Here’s a what-not-to-do social media story for you. I had a book coming out, so for some reason I decided 13,000 Twitter followers wasn’t enough. I thought, “If I’m going to be an author I should have 20,000 followers.” Don’t ask me why I came to this conclusion. My 13k are genuine followers I’ve cultivated over the seven years I’ve been on Twitter and are plenty.
I’m not great at Twitter. I should interact more, and I don’t. I use it more as a news feed. If I’m going to interact with people, which I don’t enjoy, it’s usually on Facebook. Their messenger function, however annoying it got split out as a separate app (why?), is useful in interacting with people I know in real life. But Twitter has always been more work, less personal. Although Twitter is definitely a place from which I have ended up meeting real-life people who turned out to be close friends, the majority of my time on there is spent looking at trending topic news stories, or whoring out links to my latest articles. No shame.

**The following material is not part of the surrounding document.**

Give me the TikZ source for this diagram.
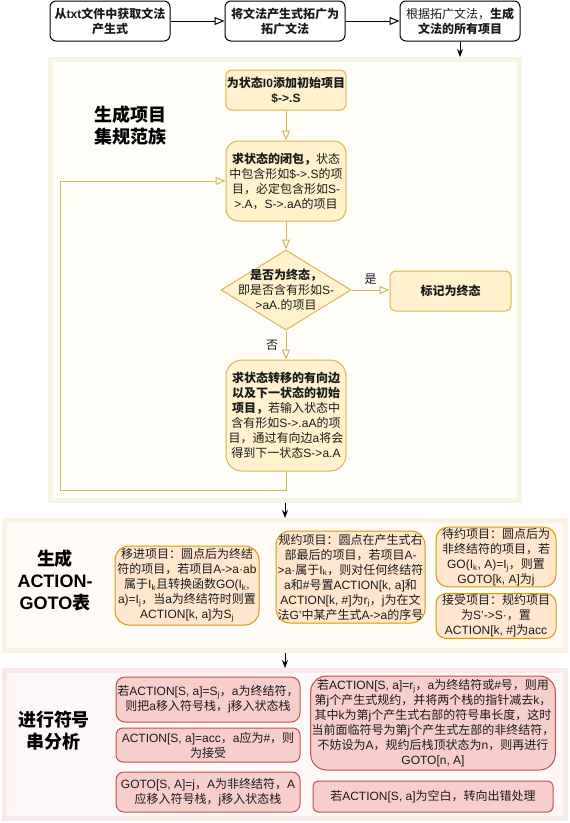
\documentclass[tikz,border=0pt]{standalone}
\usepackage{fontspec}
\setmainfont{Liberation Sans}
\newfontfamily\cjkfamily{Noto Sans CJK SC}
\XeTeXinterchartokenstate=1
\newXeTeXintercharclass\CJKclass
\makeatletter
\def\setcjkrange#1#2{\count@=#1\relax
  \loop \XeTeXcharclass\count@=\CJKclass \ifnum\count@<#2\relax \advance\count@ 1 \repeat}
\setcjkrange{"3000}{"303F}
\setcjkrange{"4E00}{"9FFF}
\setcjkrange{"FF00}{"FFEF}
\makeatother
\XeTeXinterchartoks 0 \CJKclass = {\cjkfamily}
\XeTeXinterchartoks 4095 \CJKclass = {\cjkfamily}
\XeTeXinterchartoks \CJKclass 0 = {\rmfamily}
\XeTeXinterchartoks \CJKclass 4095 = {\rmfamily}
\usetikzlibrary{arrows.meta,shapes.geometric}
\definecolor{yfill}{HTML}{FFF2CC}
\definecolor{ystroke}{HTML}{D6B656}
\definecolor{ofill}{HTML}{FFE6CC}
\definecolor{ostroke}{HTML}{D79B00}
\definecolor{rfill}{HTML}{F8CECC}
\definecolor{rstroke}{HTML}{B85450}
\definecolor{pAborder}{HTML}{F8F4E4}
\definecolor{pAfill}{HTML}{FFFDF8}
\definecolor{pBborder}{HTML}{FBF2E4}
\definecolor{pBfill}{HTML}{FFFBF6}
\definecolor{pCborder}{HTML}{F8E9E7}
\definecolor{pCfill}{HTML}{FDF8F7}
\definecolor{txt}{HTML}{1A1A1A}
\begin{document}
\begin{tikzpicture}[x=1pt,y=-1pt,
  font=\fontsize{12}{15}\selectfont, line width=1pt, text=txt,
  topbox/.style={draw=black, fill=white, rounded corners=6pt, minimum width=120pt, minimum height=40pt, align=center, inner sep=1pt, font=\fontsize{12}{15}\selectfont\bfseries},
  ybox/.style={draw=ystroke, fill=yfill, align=center, inner sep=1pt},
  obox/.style={draw=ostroke, fill=ofill, rounded corners=14pt, align=center, inner sep=1pt},
  rbox/.style={draw=rstroke, fill=rfill, align=center, inner sep=1pt},
  panel/.style={line width=5pt, inner sep=0pt},
  title/.style={align=center, font=\fontsize{18}{22}\selectfont\bfseries, text=black},
  openarrow/.style={-{Triangle[length=10pt,width=8pt,fill=white]}},
  yarrow/.style={draw=ystroke, -{Triangle[length=10pt,width=8pt,fill=white]}},
  blkarrow/.style={draw=black, -{Stealth[length=8pt,width=6pt]}},
  lbl/.style={font=\fontsize{12}{15}\selectfont, fill=none}
]
\useasboundingbox (0,0) rectangle (570,823);

% panels
\node[panel, draw=pAborder, fill=pAfill, minimum width=469pt, minimum height=441pt] (P1) at (285,280) {};
\node[panel, draw=pBborder, fill=pBfill, minimum width=561pt, minimum height=130pt] (P2) at (285,585.5) {};
\node[panel, draw=pCborder, fill=pCfill, minimum width=561pt, minimum height=148pt] (P3) at (285,744.5) {};

% top row
\node[topbox] (B1) at (110,21) {从txt文件中获取文法\\产生式};
\node[topbox] (B2) at (285,21) {将文法产生式拓广为\\拓广文法};
\node[topbox, font=\fontsize{12}{15}\selectfont] (B3) at (460,21) {根据拓广文法，\textbf{生成}\\\textbf{文法的所有项目}};
\draw[openarrow] (B1) -- (B2);
\draw[openarrow] (B2) -- (B3);
\draw[blkarrow] (B3.south) -- (B3.south |- P1.north);

% section 1
\node[title] (T1) at (130,126) {生成项目\\集规范族};
\node[ybox, rounded corners=6pt, minimum width=120pt, minimum height=40pt, font=\fontsize{12}{15}\selectfont\bfseries] (N1) at (286,90) {为状态I0添加初始项目\\\$->.S};
\node[ybox, rounded corners=12pt, minimum width=120pt, minimum height=80pt] (N2) at (286,181) {\textbf{求状态的闭包，}状态\\中包含形如\$->.S的项\\目，必定包含形如S-\\>.A，S->.aA的项目};
\node[ybox, diamond, minimum width=130pt, minimum height=80pt, inner sep=0pt,
  label={[align=center, text=txt]center:{\textbf{是否为终态，}\\即是否含有形如S-\\>aA.的项目}}] (D) at (286,290) {};
\node[ybox, rounded corners=6pt, minimum width=121pt, minimum height=40pt, font=\fontsize{12}{15}\selectfont\bfseries] (E) at (450.5,291) {标记为终态};
\node[ybox, rounded corners=16pt, minimum width=120pt, minimum height=111pt] (N4) at (286,415.5) {\textbf{求状态转移的有向边}\\\textbf{以及下一状态的初始}\\\textbf{项目，}若输入状态中\\含有形如S->.aA的项\\目，通过有向边a将会\\得到下一状态S->a.A};
\coordinate (L) at (60,490);
\draw[yarrow] (N1) -- (N2);
\draw[yarrow] (N2) -- (D);
\draw[yarrow] (D.east) -- node[lbl, above=2pt] {是} (E.west |- D.east);
\draw[yarrow] (D.south) -- node[lbl, left=4pt] {否} (N4.north);
\draw[yarrow] (N4.south) |- (L) |- (N2.west);

\draw[blkarrow] (P1.south) -- (P2.north);

% section 2
\node[title] (T2) at (55,580) {生成\\ACTION-\\GOTO表};
\node[obox, minimum width=144pt, minimum height=79pt] (M1) at (187,585.5) {移进项目：圆点后为终结\\符的项目，若项目A->a·ab\\属于I\textsubscript{k}且转换函数GO(I\textsubscript{k},\\a)=I\textsubscript{j}，当a为终结符时则置\\ACTION[k, a]为S\textsubscript{j}};
\node[obox, minimum width=149pt, minimum height=92pt] (M2) at (350.5,577) {规约项目：圆点在产生式右\\部最后的项目，若项目A-\\>a·属于I\textsubscript{k}，则对任何终结符\\a和\#号置ACTION[k, a]和\\ACTION[k, \#]为r\textsubscript{j}，j为在文\\法G'中某产生式A->a的序号};
\node[obox, rounded corners=12pt, minimum width=120pt, minimum height=58pt] (M3) at (496,557) {待约项目：圆点后为\\非终结符的项目，若\\GO(I\textsubscript{k}, A)=I\textsubscript{j}，则置\\GOTO[k, A]为j};
\node[obox, rounded corners=10pt, minimum width=120pt, minimum height=40pt] (M4) at (496,616) {接受项目：规约项目\\为S'->S·，置\\ACTION[k, \#]为acc};

\draw[blkarrow] (P2.south) -- (P3.north);

% section 3
\node[title] (T3) at (54,731) {进行符号\\串分析};
\node[rbox, rounded corners=9pt, minimum width=184pt, minimum height=45pt] (R1) at (208,699.5) {若ACTION[S, a]=S\textsubscript{j}，a为终结符，\\则把a移入符号栈，j移入状态栈};
\node[rbox, rounded corners=7pt, minimum width=184pt, minimum height=34pt] (R2) at (208,745) {ACTION[S, a]=acc，a应为\#，则\\为接受};
\node[rbox, rounded corners=8pt, minimum width=184pt, minimum height=40pt] (R3) at (208,792) {GOTO[S, A]=j，A为非终结符，A\\应移入符号栈，j移入状态栈};
\node[rbox, rounded corners=16pt, minimum width=244pt, minimum height=94pt] (R4) at (433,723) {若ACTION[S, a]=r\textsubscript{j}，a为终结符或\#号，则用\\第j个产生式规约，并将两个栈的指针减去k，\\其中k为第j个产生式右部的符号串长度，这时\\当前面临符号为第j个产生式左部的非终结符，\\不妨设为A，规约后栈顶状态为n，则再进行\\GOTO[n, A]};
\node[rbox, rounded corners=5pt, minimum width=240pt, minimum height=31pt] (R5) at (433,796.5) {若ACTION[S, a]为空白，转向出错处理};
\end{tikzpicture}
\end{document}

I’m not sure why I had a 20k fetish. I just did. So one day I did the thing you shouldn’t do and knew you weren’t supposed to do but I was a social media failure and did it anyway: I bought Twitter followers. I know many people who have done this in the past but I’d always vowed not to do it. The reason I did was that I wanted to weed my feed out by unfollowing a few thousand accounts: something that would take tons of time and be a real pain in the ass. But I didn’t want to insult people who were following me by unfollowing them, and I knew they’d unfollow me back. So with, for example, my 13k followers, I was following around 6000. If I suddenly unfollowed 4000 of them, they’d unfollow me and I’d have 9000 and lose my mind because I’ve spent so much time working to gain that 10k following.
In my flawed thinking, if I bought 10,000 followers, then I’d have 23k, which would mean I could unfollow a few thousand and still net at 20k. I paid $20 for 10,000 followers and I was happy for a month or so, though I never really found the time to unfollow more than a few hundred followers. I would love for my Twitter stream to be something I actually care about: news outlets and writers I really want to see. But I didn’t take into account that all those fake spam bot accounts you paid to follow you are going to get deleted by Twitter for being spam bots. And I ended up back at 14k followers. Having to watch the numbers go down each day was depressing, and I just felt stupid for doing something digital-era dumb in the first place.
From now on I’m earning followers the old-fashioned way: by following accounts I’d like to follow me back and focusing on creating good content that organically makes people want to follow me. My jealousy of the bloggers who started out at the same time as me having hundreds of thousands of followers aside, buying followers wasn’t the answer: real followers have to be earned.